(169de) Using Reinforcement Learning to Design Polymers with Specified Properties

Designing polymers with specified properties is crucial in various fields, for example, in the aerospace field, polymers with high tensile stress strength at yield are required to maintain device stability. Currently, the design of polymers with specified properties relies mainly on the experience of chemists and wet experiments, which is often a time-consuming and labor-intensive process. Therefore, a computational method is needed to improve efficiency.

In this work, we constructed a model RLPolyG (Reinforcement Learning for Polymer Generation) for de novo design of polymers with specified properties, which consists of a polymer property prediction model and a polymer generation model combined with a reinforcement learning model. We demonstrated the workflow of RLPolyG by designing polymers with high tensile stress strength at yield.
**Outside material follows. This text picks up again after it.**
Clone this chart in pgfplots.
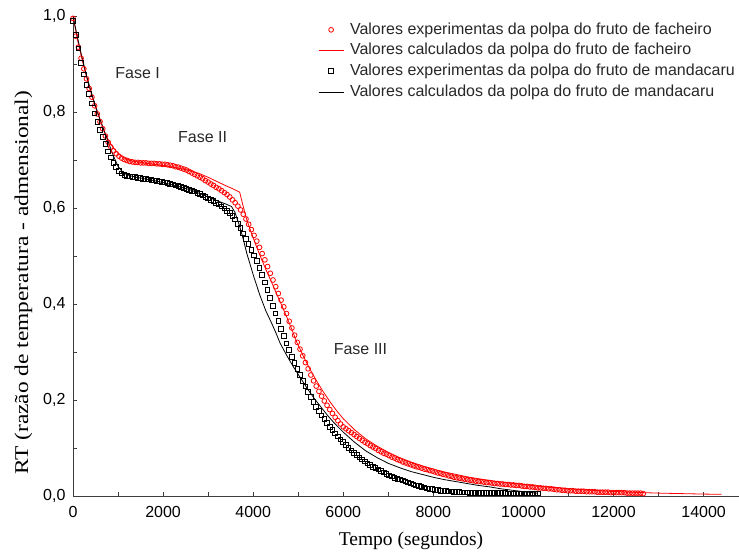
\documentclass[border=0pt]{standalone}
\usepackage{pgfplots}
\pgfplotsset{compat=1.18}
\usepackage{pgfplotstable}
\usepackage{graphicx}
\usepackage{fontspec}
\setmainfont{Liberation Sans}
\newfontfamily\seriffont{Liberation Serif}
\usetikzlibrary{calc}

\definecolor{axisgray}{RGB}{60,60,60}
\definecolor{textgray}{RGB}{40,40,40}

\pgfplotsset{
  linelegend/.style={legend image code/.code={\draw[##1] (0pt,0pt) -- (25pt,0pt);}},
  marklegend/.style={legend image code/.code={\draw[##1] plot coordinates {(12.5pt,0pt)};}},
}

% Facheiro pulp: experimental temperature ratio (every 60 s)
\pgfplotstableread{
t y
0 0.995
60 0.958
120 0.935
180 0.912
240 0.890
300 0.869
360 0.849
420 0.831
480 0.813
540 0.796
600 0.780
660 0.765
720 0.750
780 0.737
840 0.727
900 0.719
960 0.713
1020 0.708
1080 0.704
1140 0.701
1200 0.699
1260 0.697
1320 0.696
1380 0.695
1440 0.695
1500 0.694
1560 0.694
1620 0.694
1680 0.693
1740 0.693
1800 0.693
1860 0.692
1920 0.692
1980 0.691
2040 0.691
2100 0.690
2160 0.689
2220 0.688
2280 0.686
2340 0.685
2400 0.683
2460 0.681
2520 0.679
2580 0.676
2640 0.673
2700 0.670
2760 0.667
2820 0.664
2880 0.661
2940 0.657
3000 0.654
3060 0.650
3120 0.647
3180 0.643
3240 0.640
3300 0.636
3360 0.632
3420 0.628
3480 0.623
3540 0.617
3600 0.611
3660 0.604
3720 0.596
3780 0.587
3840 0.577
3900 0.566
3960 0.555
4020 0.543
4080 0.531
4140 0.518
4200 0.505
4260 0.492
4320 0.478
4380 0.464
4440 0.450
4500 0.436
4560 0.422
4620 0.408
4680 0.394
4740 0.380
4800 0.364
4860 0.350
4920 0.335
4980 0.320
5040 0.306
5100 0.292
5160 0.278
5220 0.265
5280 0.252
5340 0.240
5400 0.229
5460 0.218
5520 0.208
5580 0.198
5640 0.189
5700 0.180
5760 0.172
5820 0.164
5880 0.157
5940 0.150
6000 0.144
6060 0.140
6120 0.136
6180 0.132
6240 0.128
6300 0.124
6360 0.120
6420 0.116
6480 0.112
6540 0.109
6600 0.105
6660 0.102
6720 0.099
6780 0.095
6840 0.092
6900 0.089
6960 0.087
7020 0.084
7080 0.081
7140 0.079
7200 0.076
7260 0.074
7320 0.071
7380 0.069
7440 0.067
7500 0.065
7560 0.063
7620 0.061
7680 0.060
7740 0.058
7800 0.056
7860 0.055
7920 0.053
7980 0.052
8040 0.050
8100 0.048
8160 0.047
8220 0.045
8280 0.044
8340 0.042
8400 0.041
8460 0.039
8520 0.038
8580 0.037
8640 0.036
8700 0.035
8760 0.034
8820 0.033
8880 0.032
8940 0.031
9000 0.030
9060 0.030
9120 0.029
9180 0.028
9240 0.028
9300 0.027
9360 0.026
9420 0.026
9480 0.025
9540 0.025
9600 0.024
9660 0.024
9720 0.023
9780 0.023
9840 0.022
9900 0.022
9960 0.021
10020 0.020
10080 0.020
10140 0.019
10200 0.019
10260 0.018
10320 0.017
10380 0.017
10440 0.016
10500 0.016
10560 0.015
10620 0.015
10680 0.014
10740 0.013
10800 0.013
10860 0.012
10920 0.012
10980 0.011
11040 0.011
11100 0.011
11160 0.010
11220 0.010
11280 0.010
11340 0.010
11400 0.009
11460 0.009
11520 0.009
11580 0.009
11640 0.008
11700 0.008
11760 0.008
11820 0.008
11880 0.008
11940 0.007
12000 0.007
12060 0.007
12120 0.007
12180 0.007
12240 0.007
12300 0.006
12360 0.006
12420 0.006
12480 0.006
12540 0.006
12600 0.006
12660 0.005
}\facheiroexp

% Facheiro pulp: calculated curve
\pgfplotstableread{
t y
0 1.000
100 0.950
200 0.910
300 0.873
400 0.840
500 0.810
600 0.783
700 0.758
800 0.739
900 0.725
1000 0.714
1100 0.706
1200 0.701
1300 0.698
1500 0.695
1800 0.691
2100 0.687
2400 0.682
2600 0.678
2800 0.672
3000 0.664
3200 0.655
3400 0.646
3550 0.640
3700 0.633
3780 0.603
3860 0.575
3960 0.548
4080 0.518
4200 0.490
4300 0.468
4420 0.443
4520 0.421
4640 0.396
4740 0.374
4860 0.347
4960 0.322
5100 0.294
5250 0.266
5400 0.241
5550 0.218
5700 0.197
5850 0.178
6000 0.161
6250 0.138
6500 0.119
6750 0.104
7000 0.091
7250 0.080
7500 0.071
7750 0.063
8000 0.056
8250 0.050
8500 0.045
8750 0.040
9000 0.036
9500 0.029
10000 0.024
10500 0.019
11000 0.015
11500 0.012
12000 0.0095
12500 0.0075
13000 0.006
13500 0.005
14000 0.004
14400 0.0035
}\facheirocalc

% Mandacaru pulp: experimental temperature ratio (every 60 s)
\pgfplotstableread{
t y
0 0.990
60 0.960
120 0.932
180 0.902
240 0.878
300 0.856
360 0.837
420 0.818
480 0.797
540 0.779
600 0.763
660 0.748
720 0.733
780 0.718
840 0.705
900 0.694
960 0.685
1020 0.677
1080 0.672
1140 0.669
1200 0.667
1260 0.666
1320 0.665
1380 0.664
1440 0.663
1500 0.662
1560 0.661
1620 0.660
1680 0.659
1740 0.658
1800 0.657
1860 0.656
1920 0.655
1980 0.654
2040 0.653
2100 0.652
2160 0.650
2220 0.649
2280 0.647
2340 0.646
2400 0.644
2460 0.642
2520 0.640
2580 0.638
2640 0.636
2700 0.634
2760 0.631
2820 0.629
2880 0.626
2940 0.623
3000 0.620
3060 0.617
3120 0.614
3180 0.610
3240 0.607
3300 0.603
3360 0.599
3420 0.594
3480 0.589
3540 0.583
3600 0.576
3660 0.567
3720 0.558
3780 0.547
3840 0.536
3900 0.525
3960 0.513
4020 0.501
4080 0.489
4140 0.475
4200 0.460
4260 0.445
4320 0.429
4380 0.412
4440 0.396
4500 0.380
4560 0.364
4620 0.348
4680 0.333
4740 0.318
4800 0.304
4860 0.290
4920 0.277
4980 0.264
5040 0.252
5100 0.240
5160 0.228
5220 0.217
5280 0.206
5340 0.196
5400 0.186
5460 0.177
5520 0.168
5580 0.160
5640 0.152
5700 0.144
5760 0.137
5820 0.130
5880 0.124
5940 0.118
6000 0.112
6060 0.106
6120 0.100
6180 0.095
6240 0.090
6300 0.085
6360 0.080
6420 0.076
6480 0.072
6540 0.068
6600 0.064
6660 0.061
6720 0.058
6780 0.055
6840 0.052
6900 0.049
6960 0.046
7020 0.043
7080 0.041
7140 0.038
7200 0.036
7260 0.034
7320 0.032
7380 0.030
7440 0.028
7500 0.026
7560 0.024
7620 0.022
7680 0.021
7740 0.019
7800 0.018
7860 0.016
7920 0.015
7980 0.014
8040 0.013
8100 0.012
8160 0.011
8220 0.010
8280 0.010
8340 0.009
8400 0.009
8460 0.008
8520 0.008
8580 0.008
8640 0.007
8700 0.007
8760 0.007
8820 0.006
8880 0.006
8940 0.006
9000 0.006
9060 0.006
9120 0.006
9180 0.006
9240 0.006
9300 0.006
9360 0.006
9420 0.006
9480 0.006
9540 0.006
9600 0.006
9660 0.005
9720 0.005
9780 0.005
9840 0.005
9900 0.005
9960 0.005
10020 0.005
10080 0.005
10140 0.005
10200 0.005
10260 0.005
10320 0.005
}\mandacaruexp

% Mandacaru pulp: calculated curve
\pgfplotstableread{
t y
0 1.000
100 0.955
200 0.914
300 0.876
400 0.843
500 0.812
600 0.785
700 0.759
800 0.733
900 0.708
1000 0.687
1100 0.675
1200 0.669
1400 0.664
1700 0.659
2000 0.653
2300 0.646
2600 0.638
2900 0.627
3200 0.615
3400 0.608
3520 0.603
3600 0.590
3700 0.562
3780 0.535
3860 0.505
3940 0.480
4020 0.455
4150 0.418
4280 0.386
4400 0.362
4500 0.341
4600 0.318
4750 0.292
4900 0.268
5050 0.246
5200 0.224
5350 0.204
5500 0.186
5650 0.168
5800 0.152
6000 0.133
6250 0.112
6500 0.094
6750 0.080
7000 0.068
7250 0.059
7500 0.051
7750 0.045
8000 0.039
8250 0.034
8500 0.030
8750 0.026
9000 0.022
9250 0.019
9500 0.015
9750 0.012
10000 0.009
10300 0.006
}\mandacarucalc

\begin{document}
\begin{tikzpicture}
\begin{axis}[
  name=ax,
  scale only axis,
  width=668pt, height=480pt,
  xmin=0, xmax=14830,
  ymin=0, ymax=1,
  clip=false,
  axis x line*=bottom,
  axis y line*=left,
  axis line style={-, draw=axisgray, line width=0.9pt},
  tick align=inside,
  major tick length=4pt,
  minor tick length=4pt,
  every tick/.style={draw=axisgray, line width=0.8pt},
  xtick={0,2000,4000,6000,8000,10000,12000,14000},
  minor xtick={1000,3000,5000,7000,9000,11000,13000},
  ytick={0,0.2,0.4,0.6,0.8,1},
  minor ytick={0.1,0.3,0.5,0.7,0.9},
  scaled x ticks=false,
  scaled y ticks=false,
  /pgf/number format/assume math mode=true,
  ticklabel style={font=\fontsize{16}{18}\selectfont, text=black},
  xticklabel style={yshift=-7pt, /pgf/number format/fixed, /pgf/number format/precision=0, /pgf/number format/1000 sep={}},
  yticklabel style={xshift=-4pt, /pgf/number format/fixed, /pgf/number format/fixed zerofill, /pgf/number format/precision=1, /pgf/number format/use comma},
  every axis x label/.style={at={(axis description cs:0.506,-0.094)}, anchor=center},
  every axis y label/.style={at={(axis description cs:-0.0741,0.444)}, anchor=center, rotate=90},
  xlabel={\seriffont\fontsize{19.5}{22}\selectfont Tempo (segundos)},
  ylabel={\scalebox{1.2}[1]{\seriffont\fontsize{19.5}{22}\selectfont RT (razão de temperatura - admensional)}},
  legend cell align=left,
  legend style={
    at={(rel axis cs:0.3623,0.994)}, anchor=north west,
    draw=none, fill=none,
    font=\fontsize{16}{19}\selectfont,
    text=textgray,
    row sep=3.2pt,
    column sep=5pt,
    nodes={inner sep=1pt, text height=12pt, text depth=3.5pt},
  },
]
\addplot[only marks, mark=o, color=red, mark size=2.4pt, line width=0.8pt, marklegend]
  table[x=t, y=y] {\facheiroexp};
\addlegendentry{Valores experimentas da polpa do fruto de facheiro}
\addplot[red, line width=0.8pt, mark=none, linelegend]
  table[x=t, y=y] {\facheirocalc};
\addlegendentry{Valores calculados da polpa do fruto de facheiro}
\addplot[only marks, mark=square, color=black, mark size=2.3pt, line width=1pt, marklegend]
  table[x=t, y=y] {\mandacaruexp};
\addlegendentry{Valores experimentas da polpa do fruto de mandacaru}
\addplot[black, line width=0.8pt, mark=none, linelegend]
  table[x=t, y=y] {\mandacarucalc};
\addlegendentry{Valores calculados da polpa do fruto de mandacaru}

\node[text=textgray, font=\fontsize{16}{19}\selectfont] at (axis cs:1434,0.881) {Fase I};
\node[text=textgray, font=\fontsize{16}{19}\selectfont] at (axis cs:2877,0.748) {Fase II};
\node[text=textgray, font=\fontsize{16}{19}\selectfont] at (axis cs:6382,0.306) {Fase III};
\end{axis}
\pgfresetboundingbox
\path ($(ax.south west)+(-73pt,-58pt)$) rectangle ($(ax.north east)+(-2pt,16pt)$);
\end{tikzpicture}
\end{document}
For the polymer property prediction model, we collected a total of 267 homo-polymers and their corresponding tensile stress strength at yield from the PoLyInfo database^[1]. The Morgan fingerprint with frequency of polymer monomers was used to represent the polymer and served as input to the random forest model to predict its tensile stress strength at yield^[2]. The R² of the model on the train and test dataset were 0.92 and 0.94, respectively, demonstrating the accuracy of the model. For the polymer generation model, we constructed an autoregressive language model based on the long short-term memory(LSTM) network. The model iteratively predicted the next character in the PSMILES string based on the previous k characters to generate PSMILES strings with the correct structure. Finally, we jointly trained the polymer generation model and the polymer property prediction model with reinforcement learning to generate polymers with specified properties^[3]. We compared the performance of polymers generated by RLPolyG and PolyG(without reinforcement learning) models and found that the mean tensile stress strength at yield of polymers generated by RLPolyG and PolyG model were 0.05783Gpa and 0.04888Gpa, respectively. The mean tensile stress strength at yield of polymers generated by the RLPolyG model was increased by 18.31%. The computational results demonstrated that the RLPolyG model can efficiently and accurately design and optimize novel polymers with specified properties.

Reference:

[1] Otsuka S, Kuwajima I, Hosoya J, et al. PoLyInfo: Polymer database for polymeric materials design[C]//2011 International Conference on Emerging Intelligent Data and Web Technologies. IEEE, 2011: 22-29.

[2] Yue T, He J, Tao L, et al. High-throughput screening and prediction of high modulus of resilience polymers using explainable machine learning[J]. Journal of Chemical Theory and Computation, 2023, 19(14): 4641-4653.

[3] Popova M, Isayev O, Tropsha A. Deep reinforcement learning for de novo drug design[J]. Science advances, 2018, 4(7): eaap7885.